# [SUPPLIED INFORMATION]
╔══
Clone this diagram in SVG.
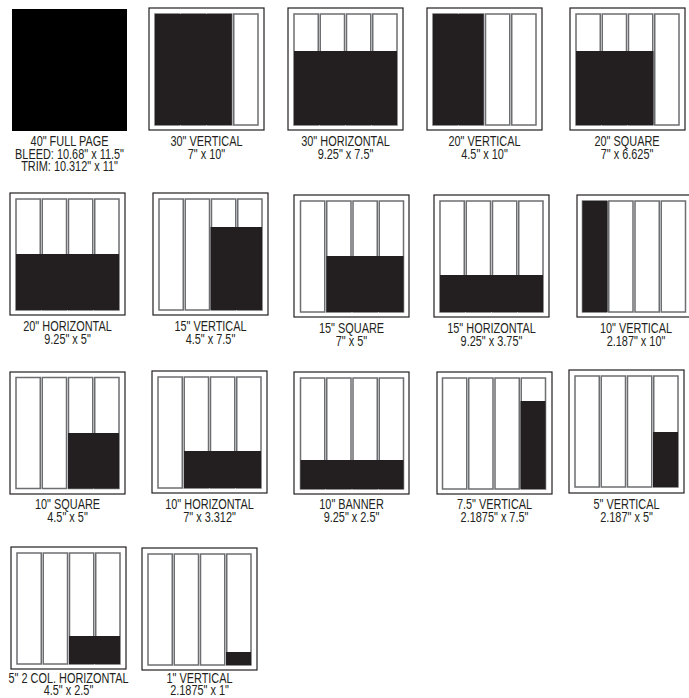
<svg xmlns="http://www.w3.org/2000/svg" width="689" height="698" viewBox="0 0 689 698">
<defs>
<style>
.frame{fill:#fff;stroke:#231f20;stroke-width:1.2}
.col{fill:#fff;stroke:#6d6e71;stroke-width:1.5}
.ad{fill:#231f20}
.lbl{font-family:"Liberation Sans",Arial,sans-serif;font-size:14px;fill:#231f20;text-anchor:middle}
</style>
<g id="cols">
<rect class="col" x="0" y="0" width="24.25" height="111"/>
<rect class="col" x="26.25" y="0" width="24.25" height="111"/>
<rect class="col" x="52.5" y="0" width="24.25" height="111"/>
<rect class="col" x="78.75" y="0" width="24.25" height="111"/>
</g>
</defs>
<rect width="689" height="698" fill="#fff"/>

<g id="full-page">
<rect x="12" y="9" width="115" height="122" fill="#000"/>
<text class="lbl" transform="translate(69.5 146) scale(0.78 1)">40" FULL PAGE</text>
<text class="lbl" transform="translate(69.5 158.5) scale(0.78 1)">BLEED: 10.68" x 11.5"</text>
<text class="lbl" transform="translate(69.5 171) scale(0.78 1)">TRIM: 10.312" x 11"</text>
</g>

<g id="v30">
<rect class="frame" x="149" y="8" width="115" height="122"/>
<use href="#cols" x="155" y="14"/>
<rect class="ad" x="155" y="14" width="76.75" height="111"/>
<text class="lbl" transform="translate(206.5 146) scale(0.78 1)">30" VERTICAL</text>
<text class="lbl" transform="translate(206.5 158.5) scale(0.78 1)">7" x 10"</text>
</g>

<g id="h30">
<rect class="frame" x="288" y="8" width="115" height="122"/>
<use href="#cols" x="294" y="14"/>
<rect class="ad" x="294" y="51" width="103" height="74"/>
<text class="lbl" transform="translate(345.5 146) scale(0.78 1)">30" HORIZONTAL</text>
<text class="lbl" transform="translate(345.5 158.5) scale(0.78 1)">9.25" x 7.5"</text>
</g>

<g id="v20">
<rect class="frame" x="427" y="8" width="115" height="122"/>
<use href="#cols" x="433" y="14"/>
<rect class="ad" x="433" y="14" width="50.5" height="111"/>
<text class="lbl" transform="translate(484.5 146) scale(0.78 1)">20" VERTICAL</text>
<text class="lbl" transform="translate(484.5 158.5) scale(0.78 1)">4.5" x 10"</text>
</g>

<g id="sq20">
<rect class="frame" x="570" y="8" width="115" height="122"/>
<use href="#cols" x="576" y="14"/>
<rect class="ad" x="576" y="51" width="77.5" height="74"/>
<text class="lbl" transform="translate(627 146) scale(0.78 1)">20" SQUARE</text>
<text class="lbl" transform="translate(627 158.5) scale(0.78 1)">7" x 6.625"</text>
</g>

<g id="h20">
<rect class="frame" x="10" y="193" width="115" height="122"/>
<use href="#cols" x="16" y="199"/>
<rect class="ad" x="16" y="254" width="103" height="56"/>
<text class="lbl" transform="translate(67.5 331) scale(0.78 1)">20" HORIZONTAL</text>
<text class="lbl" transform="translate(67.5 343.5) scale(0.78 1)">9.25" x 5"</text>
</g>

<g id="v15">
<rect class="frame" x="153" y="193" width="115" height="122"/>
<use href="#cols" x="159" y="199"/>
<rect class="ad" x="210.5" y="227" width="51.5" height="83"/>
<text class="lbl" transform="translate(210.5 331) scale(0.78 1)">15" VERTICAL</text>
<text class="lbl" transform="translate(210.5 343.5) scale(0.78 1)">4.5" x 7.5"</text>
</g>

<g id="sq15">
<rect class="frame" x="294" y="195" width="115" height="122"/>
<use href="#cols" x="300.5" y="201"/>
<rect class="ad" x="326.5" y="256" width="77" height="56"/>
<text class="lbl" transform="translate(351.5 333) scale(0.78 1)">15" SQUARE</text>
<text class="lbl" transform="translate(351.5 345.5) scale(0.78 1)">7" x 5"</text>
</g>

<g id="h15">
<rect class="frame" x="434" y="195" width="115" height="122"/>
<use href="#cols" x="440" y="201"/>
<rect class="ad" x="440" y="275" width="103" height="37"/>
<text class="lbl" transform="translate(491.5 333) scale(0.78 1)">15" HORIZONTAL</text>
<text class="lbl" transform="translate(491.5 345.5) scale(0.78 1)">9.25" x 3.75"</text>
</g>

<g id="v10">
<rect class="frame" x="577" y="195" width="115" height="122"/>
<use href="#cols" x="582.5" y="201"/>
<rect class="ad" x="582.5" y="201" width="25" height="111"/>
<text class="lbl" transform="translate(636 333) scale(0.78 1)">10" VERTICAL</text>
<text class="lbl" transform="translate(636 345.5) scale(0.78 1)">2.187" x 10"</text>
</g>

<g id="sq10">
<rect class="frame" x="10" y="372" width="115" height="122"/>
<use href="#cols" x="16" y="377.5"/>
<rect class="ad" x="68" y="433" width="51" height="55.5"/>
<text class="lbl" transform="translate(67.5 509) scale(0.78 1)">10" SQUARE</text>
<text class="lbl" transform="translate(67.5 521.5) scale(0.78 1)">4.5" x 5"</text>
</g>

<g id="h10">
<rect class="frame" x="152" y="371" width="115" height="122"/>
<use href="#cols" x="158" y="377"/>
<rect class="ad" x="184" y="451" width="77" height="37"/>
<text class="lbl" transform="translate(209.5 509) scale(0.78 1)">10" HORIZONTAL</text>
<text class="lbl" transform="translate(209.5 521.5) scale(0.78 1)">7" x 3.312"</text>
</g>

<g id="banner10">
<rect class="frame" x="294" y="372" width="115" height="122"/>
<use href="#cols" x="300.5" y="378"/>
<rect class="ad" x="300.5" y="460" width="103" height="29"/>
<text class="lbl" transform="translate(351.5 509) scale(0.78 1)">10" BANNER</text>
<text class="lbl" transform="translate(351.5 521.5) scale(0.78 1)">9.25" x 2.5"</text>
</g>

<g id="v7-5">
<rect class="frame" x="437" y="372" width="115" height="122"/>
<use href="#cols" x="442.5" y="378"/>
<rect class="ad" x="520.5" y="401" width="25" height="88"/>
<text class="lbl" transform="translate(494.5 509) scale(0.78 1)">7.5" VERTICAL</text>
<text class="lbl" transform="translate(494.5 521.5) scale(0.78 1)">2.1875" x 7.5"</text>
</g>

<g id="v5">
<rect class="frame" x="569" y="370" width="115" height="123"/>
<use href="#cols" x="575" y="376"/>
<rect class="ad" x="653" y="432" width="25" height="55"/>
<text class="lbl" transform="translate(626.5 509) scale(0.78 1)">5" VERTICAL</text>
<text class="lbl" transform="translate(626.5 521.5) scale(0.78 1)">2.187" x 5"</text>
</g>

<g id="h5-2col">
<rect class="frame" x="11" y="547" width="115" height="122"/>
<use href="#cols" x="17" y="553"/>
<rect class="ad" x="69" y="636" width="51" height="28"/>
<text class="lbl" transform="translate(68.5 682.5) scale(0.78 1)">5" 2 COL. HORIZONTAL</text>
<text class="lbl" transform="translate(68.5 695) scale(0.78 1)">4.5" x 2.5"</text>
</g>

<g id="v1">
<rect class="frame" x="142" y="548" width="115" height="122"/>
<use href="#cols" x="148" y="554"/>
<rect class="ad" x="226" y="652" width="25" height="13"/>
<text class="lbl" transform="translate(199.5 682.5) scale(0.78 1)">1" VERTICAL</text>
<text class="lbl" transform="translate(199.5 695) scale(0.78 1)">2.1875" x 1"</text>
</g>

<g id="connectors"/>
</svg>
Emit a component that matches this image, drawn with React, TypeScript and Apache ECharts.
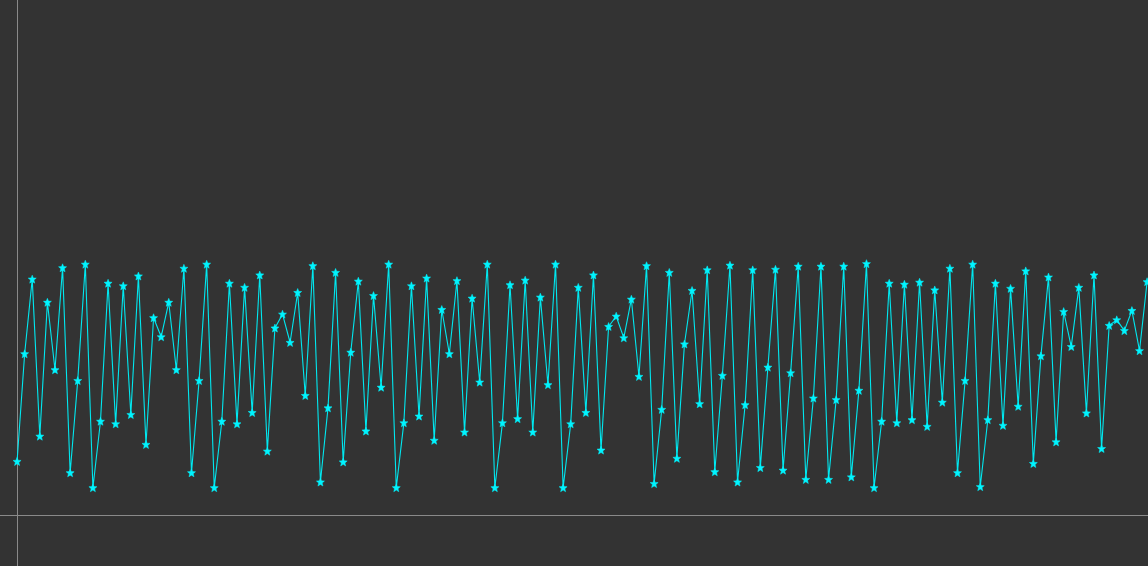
╚══
Every line above should be repeated exactly; pictures stay out of the copy.

# [SOLVED PROBLEM]
Clone this diagram in SVG.
<svg xmlns="http://www.w3.org/2000/svg" width="689" height="698" viewBox="0 0 689 698">
<defs>
<style>
.frame{fill:#fff;stroke:#231f20;stroke-width:1.2}
.col{fill:#fff;stroke:#6d6e71;stroke-width:1.5}
.ad{fill:#231f20}
.lbl{font-family:"Liberation Sans",Arial,sans-serif;font-size:14px;fill:#231f20;text-anchor:middle}
</style>
<g id="cols">
<rect class="col" x="0" y="0" width="24.25" height="111"/>
<rect class="col" x="26.25" y="0" width="24.25" height="111"/>
<rect class="col" x="52.5" y="0" width="24.25" height="111"/>
<rect class="col" x="78.75" y="0" width="24.25" height="111"/>
</g>
</defs>
<rect width="689" height="698" fill="#fff"/>

<g id="full-page">
<rect x="12" y="9" width="115" height="122" fill="#000"/>
<text class="lbl" transform="translate(69.5 146) scale(0.78 1)">40" FULL PAGE</text>
<text class="lbl" transform="translate(69.5 158.5) scale(0.78 1)">BLEED: 10.68" x 11.5"</text>
<text class="lbl" transform="translate(69.5 171) scale(0.78 1)">TRIM: 10.312" x 11"</text>
</g>

<g id="v30">
<rect class="frame" x="149" y="8" width="115" height="122"/>
<use href="#cols" x="155" y="14"/>
<rect class="ad" x="155" y="14" width="76.75" height="111"/>
<text class="lbl" transform="translate(206.5 146) scale(0.78 1)">30" VERTICAL</text>
<text class="lbl" transform="translate(206.5 158.5) scale(0.78 1)">7" x 10"</text>
</g>

<g id="h30">
<rect class="frame" x="288" y="8" width="115" height="122"/>
<use href="#cols" x="294" y="14"/>
<rect class="ad" x="294" y="51" width="103" height="74"/>
<text class="lbl" transform="translate(345.5 146) scale(0.78 1)">30" HORIZONTAL</text>
<text class="lbl" transform="translate(345.5 158.5) scale(0.78 1)">9.25" x 7.5"</text>
</g>

<g id="v20">
<rect class="frame" x="427" y="8" width="115" height="122"/>
<use href="#cols" x="433" y="14"/>
<rect class="ad" x="433" y="14" width="50.5" height="111"/>
<text class="lbl" transform="translate(484.5 146) scale(0.78 1)">20" VERTICAL</text>
<text class="lbl" transform="translate(484.5 158.5) scale(0.78 1)">4.5" x 10"</text>
</g>

<g id="sq20">
<rect class="frame" x="570" y="8" width="115" height="122"/>
<use href="#cols" x="576" y="14"/>
<rect class="ad" x="576" y="51" width="77.5" height="74"/>
<text class="lbl" transform="translate(627 146) scale(0.78 1)">20" SQUARE</text>
<text class="lbl" transform="translate(627 158.5) scale(0.78 1)">7" x 6.625"</text>
</g>

<g id="h20">
<rect class="frame" x="10" y="193" width="115" height="122"/>
<use href="#cols" x="16" y="199"/>
<rect class="ad" x="16" y="254" width="103" height="56"/>
<text class="lbl" transform="translate(67.5 331) scale(0.78 1)">20" HORIZONTAL</text>
<text class="lbl" transform="translate(67.5 343.5) scale(0.78 1)">9.25" x 5"</text>
</g>

<g id="v15">
<rect class="frame" x="153" y="193" width="115" height="122"/>
<use href="#cols" x="159" y="199"/>
<rect class="ad" x="210.5" y="227" width="51.5" height="83"/>
<text class="lbl" transform="translate(210.5 331) scale(0.78 1)">15" VERTICAL</text>
<text class="lbl" transform="translate(210.5 343.5) scale(0.78 1)">4.5" x 7.5"</text>
</g>

<g id="sq15">
<rect class="frame" x="294" y="195" width="115" height="122"/>
<use href="#cols" x="300.5" y="201"/>
<rect class="ad" x="326.5" y="256" width="77" height="56"/>
<text class="lbl" transform="translate(351.5 333) scale(0.78 1)">15" SQUARE</text>
<text class="lbl" transform="translate(351.5 345.5) scale(0.78 1)">7" x 5"</text>
</g>

<g id="h15">
<rect class="frame" x="434" y="195" width="115" height="122"/>
<use href="#cols" x="440" y="201"/>
<rect class="ad" x="440" y="275" width="103" height="37"/>
<text class="lbl" transform="translate(491.5 333) scale(0.78 1)">15" HORIZONTAL</text>
<text class="lbl" transform="translate(491.5 345.5) scale(0.78 1)">9.25" x 3.75"</text>
</g>

<g id="v10">
<rect class="frame" x="577" y="195" width="115" height="122"/>
<use href="#cols" x="582.5" y="201"/>
<rect class="ad" x="582.5" y="201" width="25" height="111"/>
<text class="lbl" transform="translate(636 333) scale(0.78 1)">10" VERTICAL</text>
<text class="lbl" transform="translate(636 345.5) scale(0.78 1)">2.187" x 10"</text>
</g>

<g id="sq10">
<rect class="frame" x="10" y="372" width="115" height="122"/>
<use href="#cols" x="16" y="377.5"/>
<rect class="ad" x="68" y="433" width="51" height="55.5"/>
<text class="lbl" transform="translate(67.5 509) scale(0.78 1)">10" SQUARE</text>
<text class="lbl" transform="translate(67.5 521.5) scale(0.78 1)">4.5" x 5"</text>
</g>

<g id="h10">
<rect class="frame" x="152" y="371" width="115" height="122"/>
<use href="#cols" x="158" y="377"/>
<rect class="ad" x="184" y="451" width="77" height="37"/>
<text class="lbl" transform="translate(209.5 509) scale(0.78 1)">10" HORIZONTAL</text>
<text class="lbl" transform="translate(209.5 521.5) scale(0.78 1)">7" x 3.312"</text>
</g>

<g id="banner10">
<rect class="frame" x="294" y="372" width="115" height="122"/>
<use href="#cols" x="300.5" y="378"/>
<rect class="ad" x="300.5" y="460" width="103" height="29"/>
<text class="lbl" transform="translate(351.5 509) scale(0.78 1)">10" BANNER</text>
<text class="lbl" transform="translate(351.5 521.5) scale(0.78 1)">9.25" x 2.5"</text>
</g>

<g id="v7-5">
<rect class="frame" x="437" y="372" width="115" height="122"/>
<use href="#cols" x="442.5" y="378"/>
<rect class="ad" x="520.5" y="401" width="25" height="88"/>
<text class="lbl" transform="translate(494.5 509) scale(0.78 1)">7.5" VERTICAL</text>
<text class="lbl" transform="translate(494.5 521.5) scale(0.78 1)">2.1875" x 7.5"</text>
</g>

<g id="v5">
<rect class="frame" x="569" y="370" width="115" height="123"/>
<use href="#cols" x="575" y="376"/>
<rect class="ad" x="653" y="432" width="25" height="55"/>
<text class="lbl" transform="translate(626.5 509) scale(0.78 1)">5" VERTICAL</text>
<text class="lbl" transform="translate(626.5 521.5) scale(0.78 1)">2.187" x 5"</text>
</g>

<g id="h5-2col">
<rect class="frame" x="11" y="547" width="115" height="122"/>
<use href="#cols" x="17" y="553"/>
<rect class="ad" x="69" y="636" width="51" height="28"/>
<text class="lbl" transform="translate(68.5 682.5) scale(0.78 1)">5" 2 COL. HORIZONTAL</text>
<text class="lbl" transform="translate(68.5 695) scale(0.78 1)">4.5" x 2.5"</text>
</g>

<g id="v1">
<rect class="frame" x="142" y="548" width="115" height="122"/>
<use href="#cols" x="148" y="554"/>
<rect class="ad" x="226" y="652" width="25" height="13"/>
<text class="lbl" transform="translate(199.5 682.5) scale(0.78 1)">1" VERTICAL</text>
<text class="lbl" transform="translate(199.5 695) scale(0.78 1)">2.1875" x 1"</text>
</g>

<g id="connectors"/>
</svg>
Emit a component that matches this image, drawn with React, TypeScript and Apache ECharts.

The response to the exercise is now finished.